■ **What you are asked to do**
Exclude the pictures, then repeat the remaining data exactly.
— START —
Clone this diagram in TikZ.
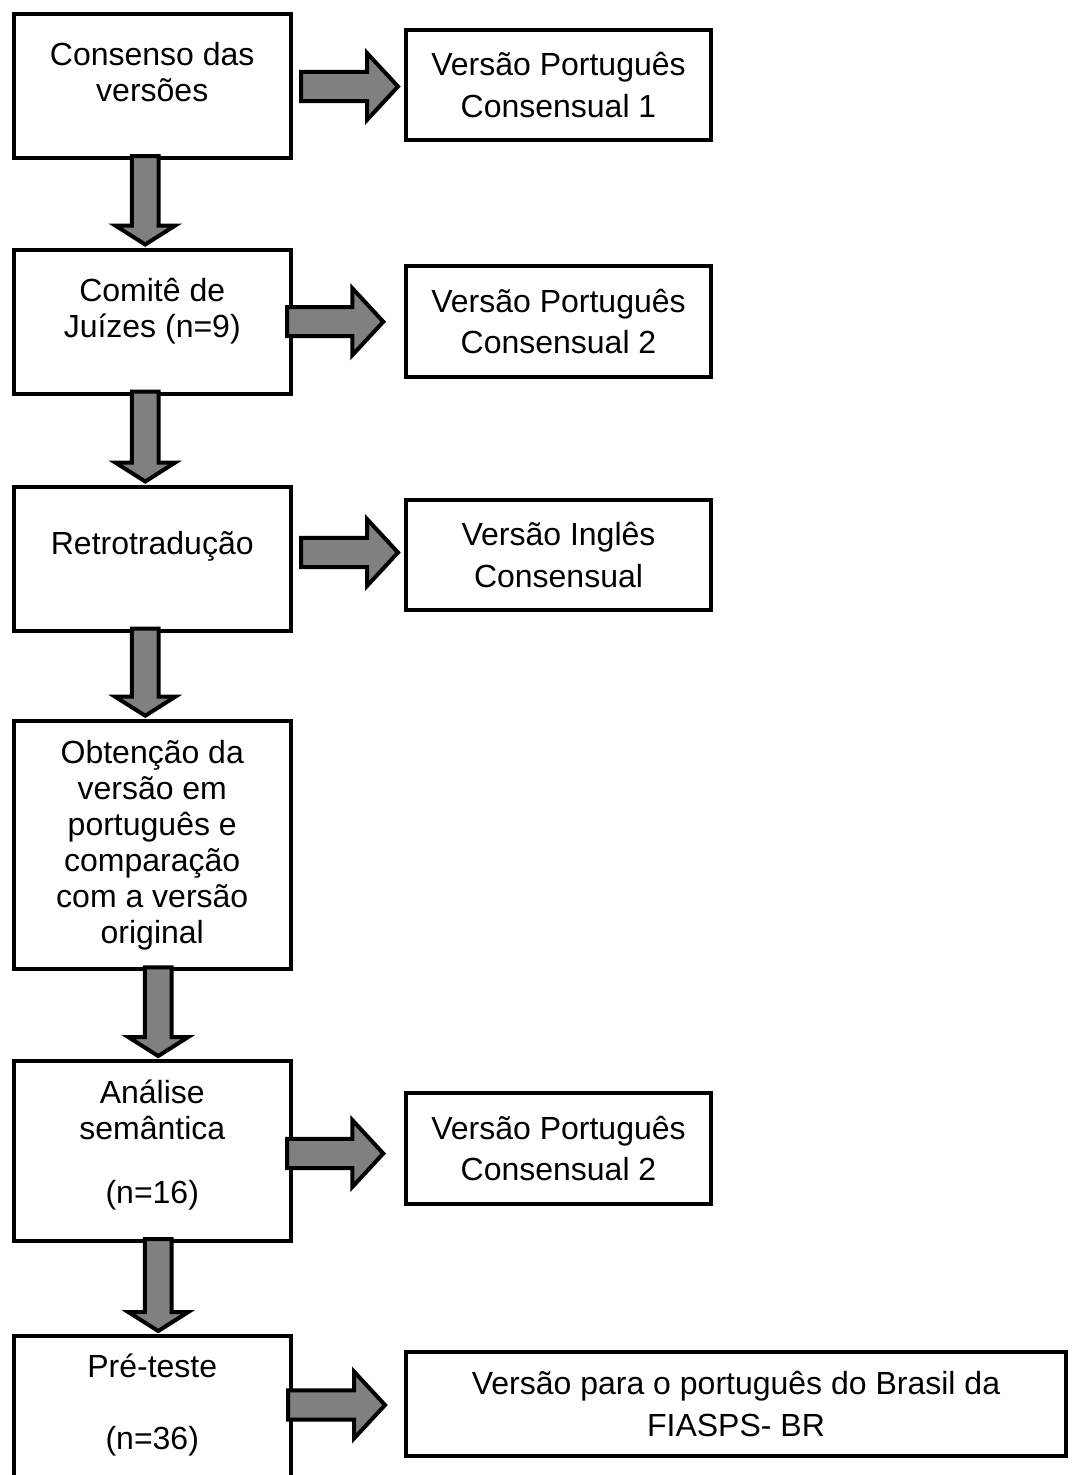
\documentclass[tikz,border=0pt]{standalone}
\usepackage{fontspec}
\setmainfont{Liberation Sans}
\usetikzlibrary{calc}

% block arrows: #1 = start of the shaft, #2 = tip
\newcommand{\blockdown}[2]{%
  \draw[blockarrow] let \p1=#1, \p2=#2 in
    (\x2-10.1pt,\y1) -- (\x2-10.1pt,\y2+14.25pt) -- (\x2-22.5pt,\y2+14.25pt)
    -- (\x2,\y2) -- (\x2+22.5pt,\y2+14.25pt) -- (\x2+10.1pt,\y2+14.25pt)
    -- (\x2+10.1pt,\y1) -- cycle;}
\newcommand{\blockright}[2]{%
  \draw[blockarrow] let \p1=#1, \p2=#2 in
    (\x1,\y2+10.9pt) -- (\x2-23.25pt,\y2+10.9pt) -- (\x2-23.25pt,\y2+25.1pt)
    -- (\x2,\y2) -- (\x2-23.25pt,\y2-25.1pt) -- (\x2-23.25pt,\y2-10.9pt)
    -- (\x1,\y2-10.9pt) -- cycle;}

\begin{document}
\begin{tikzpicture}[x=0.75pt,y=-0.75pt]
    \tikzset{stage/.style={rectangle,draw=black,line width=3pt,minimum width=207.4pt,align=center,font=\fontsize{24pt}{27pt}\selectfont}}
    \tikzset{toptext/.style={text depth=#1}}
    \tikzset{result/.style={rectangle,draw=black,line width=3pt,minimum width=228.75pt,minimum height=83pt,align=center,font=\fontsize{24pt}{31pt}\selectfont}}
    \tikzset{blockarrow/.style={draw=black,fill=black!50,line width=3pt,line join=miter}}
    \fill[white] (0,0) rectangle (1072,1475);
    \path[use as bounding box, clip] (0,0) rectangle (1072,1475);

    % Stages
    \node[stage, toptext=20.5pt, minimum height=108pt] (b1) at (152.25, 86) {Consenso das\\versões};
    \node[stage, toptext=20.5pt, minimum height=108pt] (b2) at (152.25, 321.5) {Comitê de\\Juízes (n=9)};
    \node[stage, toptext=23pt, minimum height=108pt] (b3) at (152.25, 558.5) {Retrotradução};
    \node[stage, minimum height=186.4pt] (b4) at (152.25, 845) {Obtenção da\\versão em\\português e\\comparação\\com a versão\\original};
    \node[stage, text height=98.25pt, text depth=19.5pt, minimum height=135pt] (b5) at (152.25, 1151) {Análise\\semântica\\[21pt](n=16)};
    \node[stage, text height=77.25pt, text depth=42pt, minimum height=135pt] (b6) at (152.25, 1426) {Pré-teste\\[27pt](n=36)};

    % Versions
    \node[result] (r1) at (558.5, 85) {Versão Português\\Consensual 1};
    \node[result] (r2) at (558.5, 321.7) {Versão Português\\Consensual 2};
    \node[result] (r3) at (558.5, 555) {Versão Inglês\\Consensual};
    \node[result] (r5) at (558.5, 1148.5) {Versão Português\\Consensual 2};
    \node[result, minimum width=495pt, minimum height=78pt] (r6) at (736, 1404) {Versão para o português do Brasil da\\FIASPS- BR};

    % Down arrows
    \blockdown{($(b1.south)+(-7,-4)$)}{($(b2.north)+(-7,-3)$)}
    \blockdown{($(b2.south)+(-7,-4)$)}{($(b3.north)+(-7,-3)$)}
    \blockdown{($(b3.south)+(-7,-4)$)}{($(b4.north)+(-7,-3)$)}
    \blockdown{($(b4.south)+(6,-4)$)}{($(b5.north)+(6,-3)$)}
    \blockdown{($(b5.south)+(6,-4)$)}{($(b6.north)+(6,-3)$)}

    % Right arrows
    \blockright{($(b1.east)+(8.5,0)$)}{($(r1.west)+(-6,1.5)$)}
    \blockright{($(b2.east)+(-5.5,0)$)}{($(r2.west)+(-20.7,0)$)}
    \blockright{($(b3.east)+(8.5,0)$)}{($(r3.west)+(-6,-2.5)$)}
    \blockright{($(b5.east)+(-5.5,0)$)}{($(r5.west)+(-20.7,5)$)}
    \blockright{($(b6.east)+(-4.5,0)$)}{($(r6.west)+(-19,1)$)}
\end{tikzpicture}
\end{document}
— END —
■ **Response for this exercise**
Clone this diagram in TikZ.
\documentclass[tikz,border=0pt]{standalone}
\usepackage{fontspec}
\setmainfont{Liberation Sans}
\usetikzlibrary{calc}

% block arrows: #1 = start of the shaft, #2 = tip
\newcommand{\blockdown}[2]{%
  \draw[blockarrow] let \p1=#1, \p2=#2 in
    (\x2-10.1pt,\y1) -- (\x2-10.1pt,\y2+14.25pt) -- (\x2-22.5pt,\y2+14.25pt)
    -- (\x2,\y2) -- (\x2+22.5pt,\y2+14.25pt) -- (\x2+10.1pt,\y2+14.25pt)
    -- (\x2+10.1pt,\y1) -- cycle;}
\newcommand{\blockright}[2]{%
  \draw[blockarrow] let \p1=#1, \p2=#2 in
    (\x1,\y2+10.9pt) -- (\x2-23.25pt,\y2+10.9pt) -- (\x2-23.25pt,\y2+25.1pt)
    -- (\x2,\y2) -- (\x2-23.25pt,\y2-25.1pt) -- (\x2-23.25pt,\y2-10.9pt)
    -- (\x1,\y2-10.9pt) -- cycle;}

\begin{document}
\begin{tikzpicture}[x=0.75pt,y=-0.75pt]
    \tikzset{stage/.style={rectangle,draw=black,line width=3pt,minimum width=207.4pt,align=center,font=\fontsize{24pt}{27pt}\selectfont}}
    \tikzset{toptext/.style={text depth=#1}}
    \tikzset{result/.style={rectangle,draw=black,line width=3pt,minimum width=228.75pt,minimum height=83pt,align=center,font=\fontsize{24pt}{31pt}\selectfont}}
    \tikzset{blockarrow/.style={draw=black,fill=black!50,line width=3pt,line join=miter}}
    \fill[white] (0,0) rectangle (1072,1475);
    \path[use as bounding box, clip] (0,0) rectangle (1072,1475);

    % Stages
    \node[stage, toptext=20.5pt, minimum height=108pt] (b1) at (152.25, 86) {Consenso das\\versões};
    \node[stage, toptext=20.5pt, minimum height=108pt] (b2) at (152.25, 321.5) {Comitê de\\Juízes (n=9)};
    \node[stage, toptext=23pt, minimum height=108pt] (b3) at (152.25, 558.5) {Retrotradução};
    \node[stage, minimum height=186.4pt] (b4) at (152.25, 845) {Obtenção da\\versão em\\português e\\comparação\\com a versão\\original};
    \node[stage, text height=98.25pt, text depth=19.5pt, minimum height=135pt] (b5) at (152.25, 1151) {Análise\\semântica\\[21pt](n=16)};
    \node[stage, text height=77.25pt, text depth=42pt, minimum height=135pt] (b6) at (152.25, 1426) {Pré-teste\\[27pt](n=36)};

    % Versions
    \node[result] (r1) at (558.5, 85) {Versão Português\\Consensual 1};
    \node[result] (r2) at (558.5, 321.7) {Versão Português\\Consensual 2};
    \node[result] (r3) at (558.5, 555) {Versão Inglês\\Consensual};
    \node[result] (r5) at (558.5, 1148.5) {Versão Português\\Consensual 2};
    \node[result, minimum width=495pt, minimum height=78pt] (r6) at (736, 1404) {Versão para o português do Brasil da\\FIASPS- BR};

    % Down arrows
    \blockdown{($(b1.south)+(-7,-4)$)}{($(b2.north)+(-7,-3)$)}
    \blockdown{($(b2.south)+(-7,-4)$)}{($(b3.north)+(-7,-3)$)}
    \blockdown{($(b3.south)+(-7,-4)$)}{($(b4.north)+(-7,-3)$)}
    \blockdown{($(b4.south)+(6,-4)$)}{($(b5.north)+(6,-3)$)}
    \blockdown{($(b5.south)+(6,-4)$)}{($(b6.north)+(6,-3)$)}

    % Right arrows
    \blockright{($(b1.east)+(8.5,0)$)}{($(r1.west)+(-6,1.5)$)}
    \blockright{($(b2.east)+(-5.5,0)$)}{($(r2.west)+(-20.7,0)$)}
    \blockright{($(b3.east)+(8.5,0)$)}{($(r3.west)+(-6,-2.5)$)}
    \blockright{($(b5.east)+(-5.5,0)$)}{($(r5.west)+(-20.7,5)$)}
    \blockright{($(b6.east)+(-4.5,0)$)}{($(r6.west)+(-19,1)$)}
\end{tikzpicture}
\end{document}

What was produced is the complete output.